--- BEGIN ---
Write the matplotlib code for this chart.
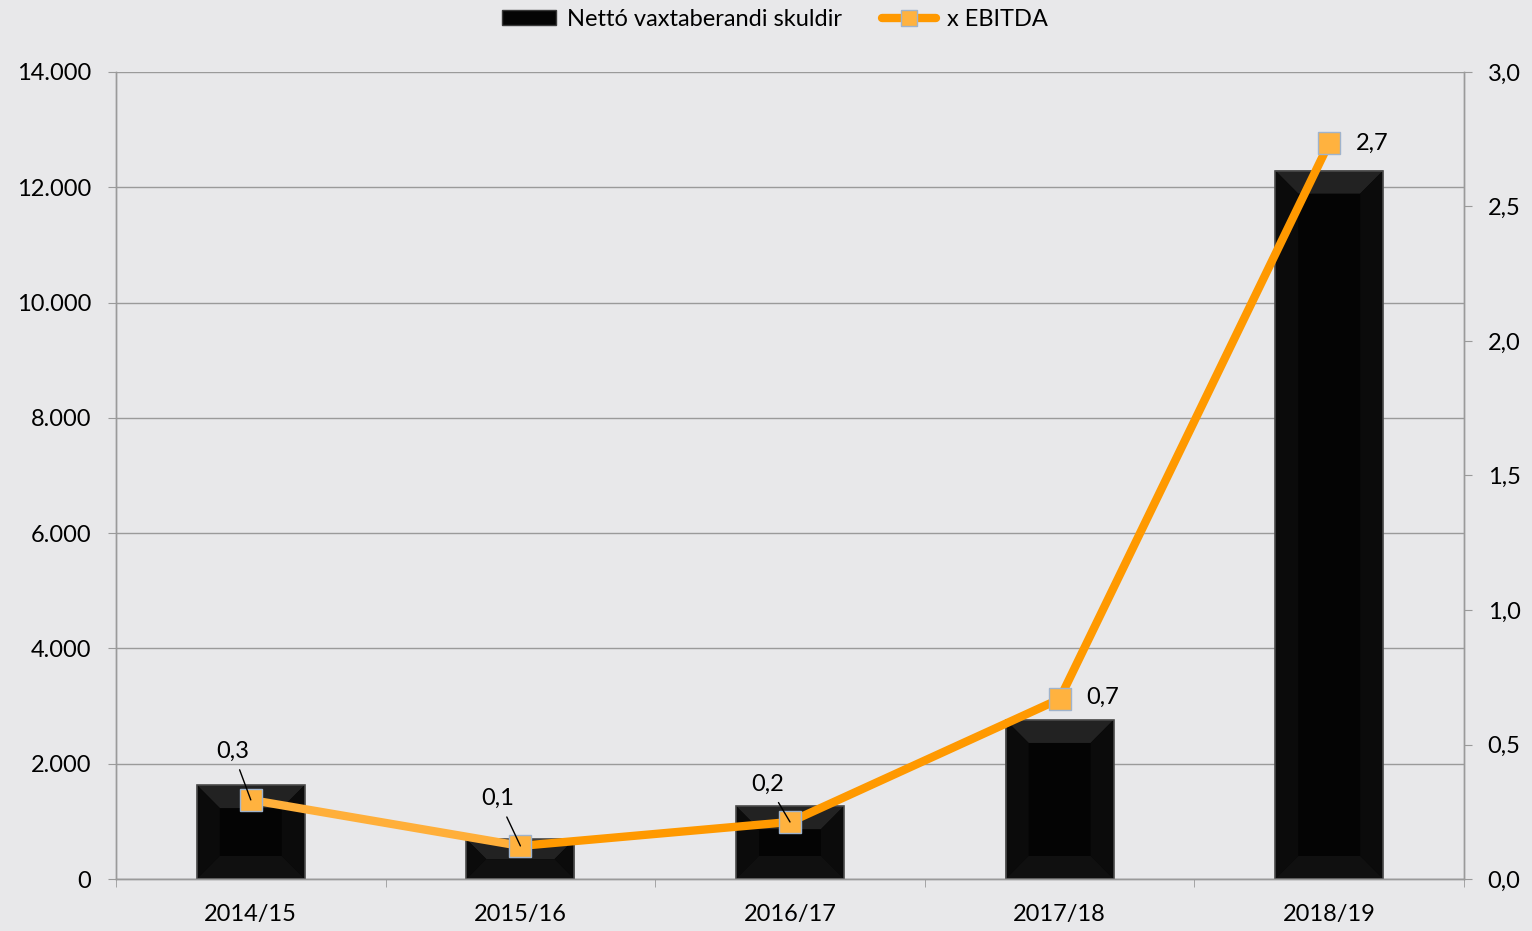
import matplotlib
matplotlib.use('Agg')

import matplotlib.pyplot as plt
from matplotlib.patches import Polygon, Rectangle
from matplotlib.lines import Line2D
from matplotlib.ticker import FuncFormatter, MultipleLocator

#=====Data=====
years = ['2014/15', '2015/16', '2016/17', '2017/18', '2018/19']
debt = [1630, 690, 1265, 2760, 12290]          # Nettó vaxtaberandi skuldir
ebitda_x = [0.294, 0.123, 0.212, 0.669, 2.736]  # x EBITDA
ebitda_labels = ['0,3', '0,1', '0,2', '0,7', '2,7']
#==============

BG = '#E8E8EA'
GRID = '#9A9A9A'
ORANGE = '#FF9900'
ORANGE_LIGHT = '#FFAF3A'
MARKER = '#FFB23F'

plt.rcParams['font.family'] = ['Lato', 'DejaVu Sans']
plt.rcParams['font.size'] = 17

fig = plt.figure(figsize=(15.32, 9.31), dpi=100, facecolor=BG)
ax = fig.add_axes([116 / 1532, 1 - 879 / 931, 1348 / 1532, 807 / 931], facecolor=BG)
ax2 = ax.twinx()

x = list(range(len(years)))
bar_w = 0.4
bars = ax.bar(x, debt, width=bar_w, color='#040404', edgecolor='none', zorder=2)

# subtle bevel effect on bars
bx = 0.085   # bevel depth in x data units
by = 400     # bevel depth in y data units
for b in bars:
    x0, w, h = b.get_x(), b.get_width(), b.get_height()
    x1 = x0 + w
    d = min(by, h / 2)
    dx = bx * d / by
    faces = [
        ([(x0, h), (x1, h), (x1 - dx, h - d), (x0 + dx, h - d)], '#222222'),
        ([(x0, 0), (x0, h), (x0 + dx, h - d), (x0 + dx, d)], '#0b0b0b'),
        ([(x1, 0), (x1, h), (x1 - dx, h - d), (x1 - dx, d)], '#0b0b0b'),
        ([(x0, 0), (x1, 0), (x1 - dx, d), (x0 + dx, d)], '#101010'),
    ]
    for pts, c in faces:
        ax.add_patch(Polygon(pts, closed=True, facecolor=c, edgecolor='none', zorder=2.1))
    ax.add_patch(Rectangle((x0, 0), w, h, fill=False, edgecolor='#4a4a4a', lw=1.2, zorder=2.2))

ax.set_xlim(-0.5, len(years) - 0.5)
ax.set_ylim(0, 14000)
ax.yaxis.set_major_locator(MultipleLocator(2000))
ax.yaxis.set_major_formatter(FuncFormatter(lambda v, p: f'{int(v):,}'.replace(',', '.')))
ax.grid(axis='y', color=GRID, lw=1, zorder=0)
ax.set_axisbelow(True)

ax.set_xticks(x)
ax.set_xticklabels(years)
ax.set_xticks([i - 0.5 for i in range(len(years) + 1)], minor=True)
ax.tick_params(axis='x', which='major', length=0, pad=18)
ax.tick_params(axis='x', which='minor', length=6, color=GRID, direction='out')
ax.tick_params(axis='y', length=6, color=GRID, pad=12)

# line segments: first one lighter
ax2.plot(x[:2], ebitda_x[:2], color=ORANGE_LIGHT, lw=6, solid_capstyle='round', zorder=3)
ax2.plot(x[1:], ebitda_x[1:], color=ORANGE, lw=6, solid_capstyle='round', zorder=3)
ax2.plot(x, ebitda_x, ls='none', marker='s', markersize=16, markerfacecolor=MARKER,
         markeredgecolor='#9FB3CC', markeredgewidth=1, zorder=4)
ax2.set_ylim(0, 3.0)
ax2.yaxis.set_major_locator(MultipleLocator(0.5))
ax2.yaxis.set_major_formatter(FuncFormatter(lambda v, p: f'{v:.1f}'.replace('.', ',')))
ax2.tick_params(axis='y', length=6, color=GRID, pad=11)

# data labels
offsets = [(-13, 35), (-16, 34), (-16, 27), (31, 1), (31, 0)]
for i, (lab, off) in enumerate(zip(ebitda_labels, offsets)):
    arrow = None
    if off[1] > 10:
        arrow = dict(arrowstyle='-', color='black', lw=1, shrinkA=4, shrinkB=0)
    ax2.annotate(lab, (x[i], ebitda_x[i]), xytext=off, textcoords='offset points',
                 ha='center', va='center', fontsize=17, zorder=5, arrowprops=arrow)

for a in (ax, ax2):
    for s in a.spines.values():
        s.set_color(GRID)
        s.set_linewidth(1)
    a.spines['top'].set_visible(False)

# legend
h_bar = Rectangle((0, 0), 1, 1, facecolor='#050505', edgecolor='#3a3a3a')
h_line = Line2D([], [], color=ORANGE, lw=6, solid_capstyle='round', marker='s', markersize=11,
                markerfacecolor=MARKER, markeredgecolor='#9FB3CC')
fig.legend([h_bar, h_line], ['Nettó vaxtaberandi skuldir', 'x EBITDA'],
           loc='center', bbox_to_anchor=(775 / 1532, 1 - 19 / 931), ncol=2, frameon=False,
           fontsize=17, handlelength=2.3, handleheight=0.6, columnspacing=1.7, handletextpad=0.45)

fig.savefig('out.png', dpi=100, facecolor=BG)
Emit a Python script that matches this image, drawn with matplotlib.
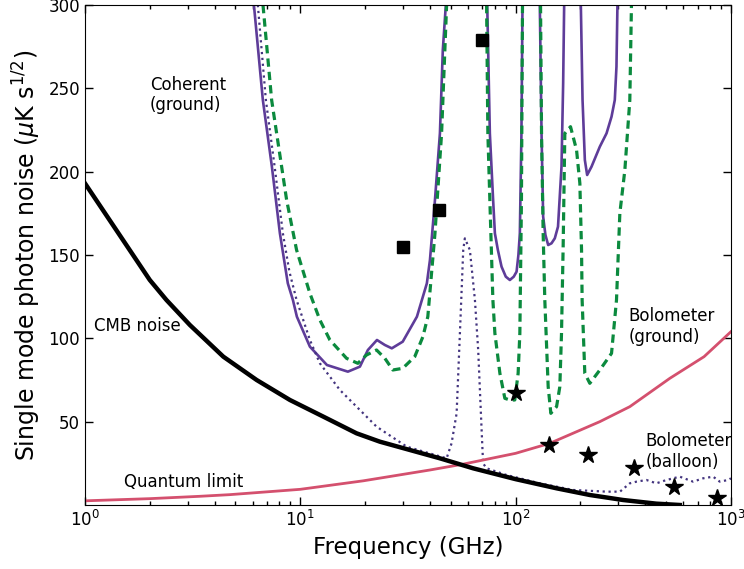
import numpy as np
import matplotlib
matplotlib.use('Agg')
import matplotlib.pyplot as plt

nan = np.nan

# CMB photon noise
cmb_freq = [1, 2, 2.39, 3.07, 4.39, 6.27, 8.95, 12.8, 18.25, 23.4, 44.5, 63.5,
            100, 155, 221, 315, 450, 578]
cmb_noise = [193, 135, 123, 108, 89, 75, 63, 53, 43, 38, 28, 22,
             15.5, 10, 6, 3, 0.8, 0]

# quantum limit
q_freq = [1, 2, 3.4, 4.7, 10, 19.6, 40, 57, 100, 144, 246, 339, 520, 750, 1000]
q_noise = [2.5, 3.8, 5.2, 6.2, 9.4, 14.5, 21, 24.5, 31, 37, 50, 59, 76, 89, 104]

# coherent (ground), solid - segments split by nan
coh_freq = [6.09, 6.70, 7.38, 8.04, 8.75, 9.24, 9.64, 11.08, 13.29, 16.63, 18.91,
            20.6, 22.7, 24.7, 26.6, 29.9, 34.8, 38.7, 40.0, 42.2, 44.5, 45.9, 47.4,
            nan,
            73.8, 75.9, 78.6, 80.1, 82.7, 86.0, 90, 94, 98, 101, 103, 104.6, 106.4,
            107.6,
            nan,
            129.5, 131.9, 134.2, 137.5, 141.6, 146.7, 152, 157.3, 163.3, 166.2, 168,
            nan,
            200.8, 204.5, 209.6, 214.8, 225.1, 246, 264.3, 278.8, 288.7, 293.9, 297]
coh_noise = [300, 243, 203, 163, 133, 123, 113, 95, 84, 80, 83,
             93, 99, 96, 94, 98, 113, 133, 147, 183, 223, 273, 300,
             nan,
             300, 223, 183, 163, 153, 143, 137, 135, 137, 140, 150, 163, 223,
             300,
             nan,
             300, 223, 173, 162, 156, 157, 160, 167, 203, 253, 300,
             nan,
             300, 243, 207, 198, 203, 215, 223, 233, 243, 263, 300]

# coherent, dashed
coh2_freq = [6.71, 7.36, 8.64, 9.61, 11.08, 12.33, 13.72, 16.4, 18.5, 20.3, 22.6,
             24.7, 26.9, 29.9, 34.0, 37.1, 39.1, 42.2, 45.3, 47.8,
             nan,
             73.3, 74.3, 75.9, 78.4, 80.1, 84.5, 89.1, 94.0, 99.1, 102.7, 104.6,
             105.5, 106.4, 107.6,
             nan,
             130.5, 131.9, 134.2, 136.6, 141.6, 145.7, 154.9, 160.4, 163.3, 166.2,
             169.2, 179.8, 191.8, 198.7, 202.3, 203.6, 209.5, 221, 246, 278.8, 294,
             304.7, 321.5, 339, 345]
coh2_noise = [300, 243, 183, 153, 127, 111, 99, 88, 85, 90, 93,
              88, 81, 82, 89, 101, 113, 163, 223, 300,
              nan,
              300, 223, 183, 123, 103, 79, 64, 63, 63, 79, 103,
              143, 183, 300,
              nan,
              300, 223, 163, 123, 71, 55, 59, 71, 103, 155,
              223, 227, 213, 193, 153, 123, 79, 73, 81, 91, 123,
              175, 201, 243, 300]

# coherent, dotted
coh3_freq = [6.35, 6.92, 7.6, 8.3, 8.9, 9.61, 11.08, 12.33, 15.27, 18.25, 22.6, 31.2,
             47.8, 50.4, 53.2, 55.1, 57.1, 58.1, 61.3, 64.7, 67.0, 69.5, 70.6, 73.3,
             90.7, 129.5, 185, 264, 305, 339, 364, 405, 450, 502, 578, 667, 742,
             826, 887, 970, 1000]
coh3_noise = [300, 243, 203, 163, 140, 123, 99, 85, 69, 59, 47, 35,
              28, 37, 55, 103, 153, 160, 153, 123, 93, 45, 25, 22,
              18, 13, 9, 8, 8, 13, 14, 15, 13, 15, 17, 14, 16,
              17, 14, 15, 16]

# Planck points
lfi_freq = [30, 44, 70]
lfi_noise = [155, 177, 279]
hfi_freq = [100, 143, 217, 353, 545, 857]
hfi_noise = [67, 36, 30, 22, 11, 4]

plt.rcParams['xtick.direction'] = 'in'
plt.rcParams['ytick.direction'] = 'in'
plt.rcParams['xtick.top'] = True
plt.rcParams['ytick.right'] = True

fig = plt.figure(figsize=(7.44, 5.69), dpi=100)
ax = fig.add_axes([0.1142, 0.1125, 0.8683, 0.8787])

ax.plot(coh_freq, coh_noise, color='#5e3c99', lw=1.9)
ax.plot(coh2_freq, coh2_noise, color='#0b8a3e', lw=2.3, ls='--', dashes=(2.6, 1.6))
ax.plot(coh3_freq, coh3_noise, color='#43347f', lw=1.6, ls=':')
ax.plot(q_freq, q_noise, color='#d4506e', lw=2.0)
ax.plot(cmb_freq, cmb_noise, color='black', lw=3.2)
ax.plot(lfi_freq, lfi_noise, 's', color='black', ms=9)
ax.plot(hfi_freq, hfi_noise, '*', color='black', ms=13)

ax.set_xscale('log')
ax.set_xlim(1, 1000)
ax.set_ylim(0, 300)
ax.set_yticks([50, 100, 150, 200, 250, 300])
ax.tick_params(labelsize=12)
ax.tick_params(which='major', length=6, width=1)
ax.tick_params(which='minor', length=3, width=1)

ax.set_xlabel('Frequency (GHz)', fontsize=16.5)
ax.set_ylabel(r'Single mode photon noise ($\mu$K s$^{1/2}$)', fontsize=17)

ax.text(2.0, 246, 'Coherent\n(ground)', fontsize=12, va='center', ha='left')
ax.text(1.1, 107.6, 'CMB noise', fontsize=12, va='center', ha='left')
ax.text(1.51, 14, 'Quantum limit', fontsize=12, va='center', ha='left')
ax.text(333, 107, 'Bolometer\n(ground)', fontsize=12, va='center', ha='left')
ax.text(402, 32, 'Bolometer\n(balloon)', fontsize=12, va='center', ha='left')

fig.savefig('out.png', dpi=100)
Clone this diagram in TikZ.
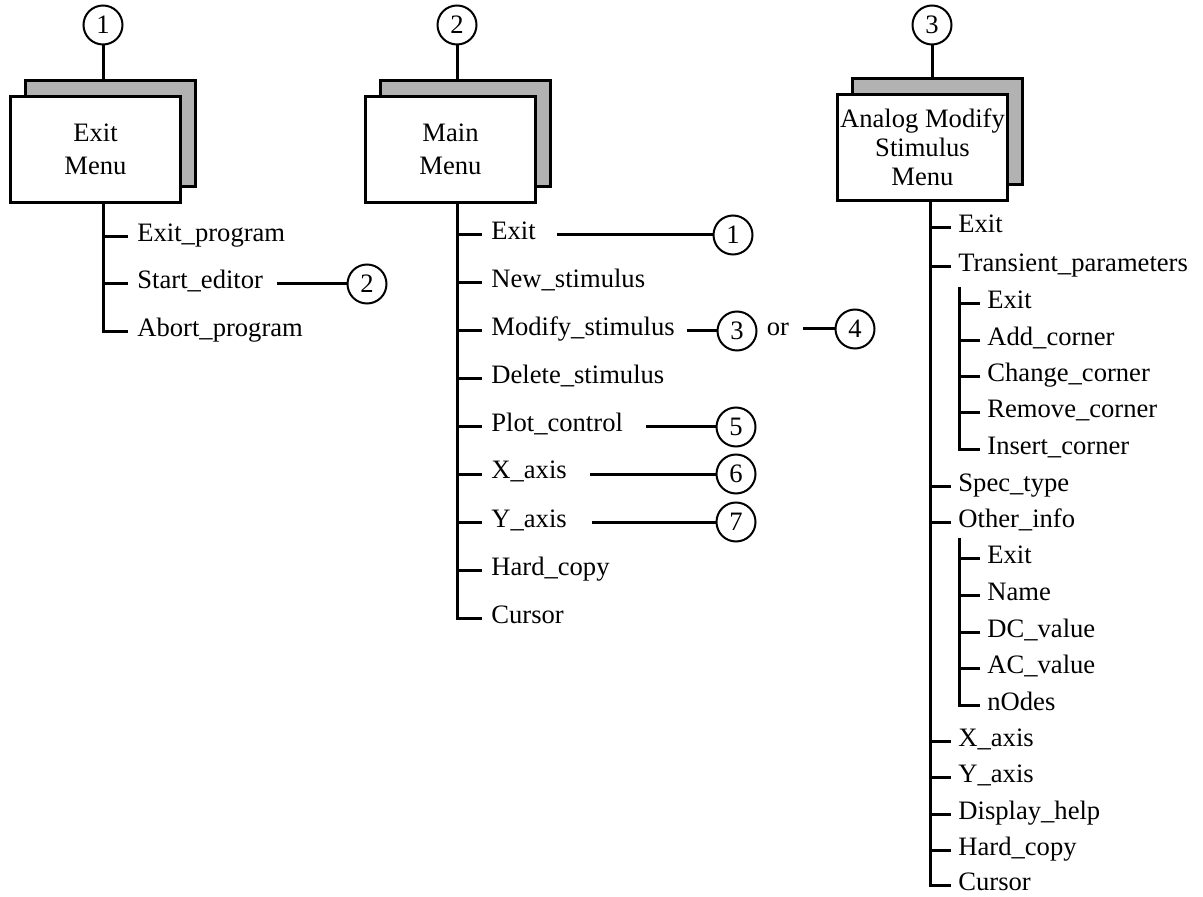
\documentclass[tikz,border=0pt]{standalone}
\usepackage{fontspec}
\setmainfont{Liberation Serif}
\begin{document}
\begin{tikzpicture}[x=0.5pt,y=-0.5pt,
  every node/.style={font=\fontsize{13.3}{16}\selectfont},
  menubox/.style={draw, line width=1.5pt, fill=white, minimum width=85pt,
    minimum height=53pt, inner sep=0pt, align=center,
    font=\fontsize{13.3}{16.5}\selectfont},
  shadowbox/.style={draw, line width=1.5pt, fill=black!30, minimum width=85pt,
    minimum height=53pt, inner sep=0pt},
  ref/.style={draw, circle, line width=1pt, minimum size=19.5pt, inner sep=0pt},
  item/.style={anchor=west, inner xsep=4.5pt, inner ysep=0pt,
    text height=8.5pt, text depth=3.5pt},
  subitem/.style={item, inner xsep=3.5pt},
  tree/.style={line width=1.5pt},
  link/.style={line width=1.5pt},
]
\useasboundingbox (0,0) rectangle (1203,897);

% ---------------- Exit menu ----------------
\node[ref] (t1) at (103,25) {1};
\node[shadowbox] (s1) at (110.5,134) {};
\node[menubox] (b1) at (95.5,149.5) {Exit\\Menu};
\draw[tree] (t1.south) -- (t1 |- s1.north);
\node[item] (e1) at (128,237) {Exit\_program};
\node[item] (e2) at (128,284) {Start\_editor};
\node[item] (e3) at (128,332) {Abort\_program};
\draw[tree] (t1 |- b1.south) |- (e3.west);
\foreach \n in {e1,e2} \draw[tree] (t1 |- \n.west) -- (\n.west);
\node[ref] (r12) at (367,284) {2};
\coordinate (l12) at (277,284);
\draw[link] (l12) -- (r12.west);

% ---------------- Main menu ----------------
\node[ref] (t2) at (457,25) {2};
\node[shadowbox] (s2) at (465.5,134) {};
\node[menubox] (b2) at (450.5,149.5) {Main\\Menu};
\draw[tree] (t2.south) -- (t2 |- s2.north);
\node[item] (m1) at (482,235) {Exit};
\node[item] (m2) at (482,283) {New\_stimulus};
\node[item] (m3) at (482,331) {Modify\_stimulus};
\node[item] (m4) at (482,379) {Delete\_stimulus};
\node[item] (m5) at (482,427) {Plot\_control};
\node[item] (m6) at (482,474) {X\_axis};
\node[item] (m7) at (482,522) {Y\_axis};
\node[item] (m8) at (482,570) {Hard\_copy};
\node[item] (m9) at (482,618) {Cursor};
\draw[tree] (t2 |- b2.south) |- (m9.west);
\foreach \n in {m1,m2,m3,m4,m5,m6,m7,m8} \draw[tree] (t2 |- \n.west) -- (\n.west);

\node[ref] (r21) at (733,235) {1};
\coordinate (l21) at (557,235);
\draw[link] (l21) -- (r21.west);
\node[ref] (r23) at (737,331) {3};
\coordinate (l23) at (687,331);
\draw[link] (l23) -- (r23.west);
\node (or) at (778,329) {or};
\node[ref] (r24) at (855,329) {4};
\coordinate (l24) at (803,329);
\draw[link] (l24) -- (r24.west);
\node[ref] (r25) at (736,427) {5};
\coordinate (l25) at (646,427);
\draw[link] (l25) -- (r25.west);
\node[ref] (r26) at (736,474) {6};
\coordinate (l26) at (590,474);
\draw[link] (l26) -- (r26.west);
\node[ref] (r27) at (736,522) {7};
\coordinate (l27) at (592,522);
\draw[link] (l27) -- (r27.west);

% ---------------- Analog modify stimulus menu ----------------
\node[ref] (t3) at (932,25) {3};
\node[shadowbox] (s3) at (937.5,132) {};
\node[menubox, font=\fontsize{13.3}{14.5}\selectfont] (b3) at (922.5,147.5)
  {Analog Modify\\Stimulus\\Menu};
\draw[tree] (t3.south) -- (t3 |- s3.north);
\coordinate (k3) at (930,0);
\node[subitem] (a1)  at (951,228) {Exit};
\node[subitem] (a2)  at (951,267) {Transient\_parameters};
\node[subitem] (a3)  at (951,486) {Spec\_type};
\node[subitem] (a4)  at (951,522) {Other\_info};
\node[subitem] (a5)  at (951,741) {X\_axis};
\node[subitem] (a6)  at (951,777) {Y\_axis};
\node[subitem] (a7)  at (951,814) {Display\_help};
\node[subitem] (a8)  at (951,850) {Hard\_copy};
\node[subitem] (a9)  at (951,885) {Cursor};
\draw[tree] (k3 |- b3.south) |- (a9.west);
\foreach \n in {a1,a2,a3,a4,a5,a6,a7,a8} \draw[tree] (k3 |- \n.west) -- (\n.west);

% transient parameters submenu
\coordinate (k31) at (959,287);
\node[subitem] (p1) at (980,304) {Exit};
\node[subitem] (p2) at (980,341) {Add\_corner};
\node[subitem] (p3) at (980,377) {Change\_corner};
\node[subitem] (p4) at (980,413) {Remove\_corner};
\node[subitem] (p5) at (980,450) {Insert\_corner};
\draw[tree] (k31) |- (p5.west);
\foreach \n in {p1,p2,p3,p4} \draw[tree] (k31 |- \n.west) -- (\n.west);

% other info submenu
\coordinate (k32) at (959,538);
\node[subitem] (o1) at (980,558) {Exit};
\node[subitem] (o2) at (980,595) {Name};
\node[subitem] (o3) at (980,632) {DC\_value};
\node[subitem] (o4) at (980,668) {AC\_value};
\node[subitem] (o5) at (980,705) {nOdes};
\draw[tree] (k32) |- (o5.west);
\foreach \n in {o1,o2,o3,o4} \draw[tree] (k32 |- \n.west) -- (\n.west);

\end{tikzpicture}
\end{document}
--- END ---
**Written problem:**
Copy nothing past the line containing "MARKER = '#FFB23F'": reproduce every line from the start of the records up to it, skipping pictures.

**Response to this exercise:**
Write the matplotlib code for this chart.
import matplotlib
matplotlib.use('Agg')

import matplotlib.pyplot as plt
from matplotlib.patches import Polygon, Rectangle
from matplotlib.lines import Line2D
from matplotlib.ticker import FuncFormatter, MultipleLocator

#=====Data=====
years = ['2014/15', '2015/16', '2016/17', '2017/18', '2018/19']
debt = [1630, 690, 1265, 2760, 12290]          # Nettó vaxtaberandi skuldir
ebitda_x = [0.294, 0.123, 0.212, 0.669, 2.736]  # x EBITDA
ebitda_labels = ['0,3', '0,1', '0,2', '0,7', '2,7']
#==============

BG = '#E8E8EA'
GRID = '#9A9A9A'
ORANGE = '#FF9900'
ORANGE_LIGHT = '#FFAF3A'
MARKER = '#FFB23F'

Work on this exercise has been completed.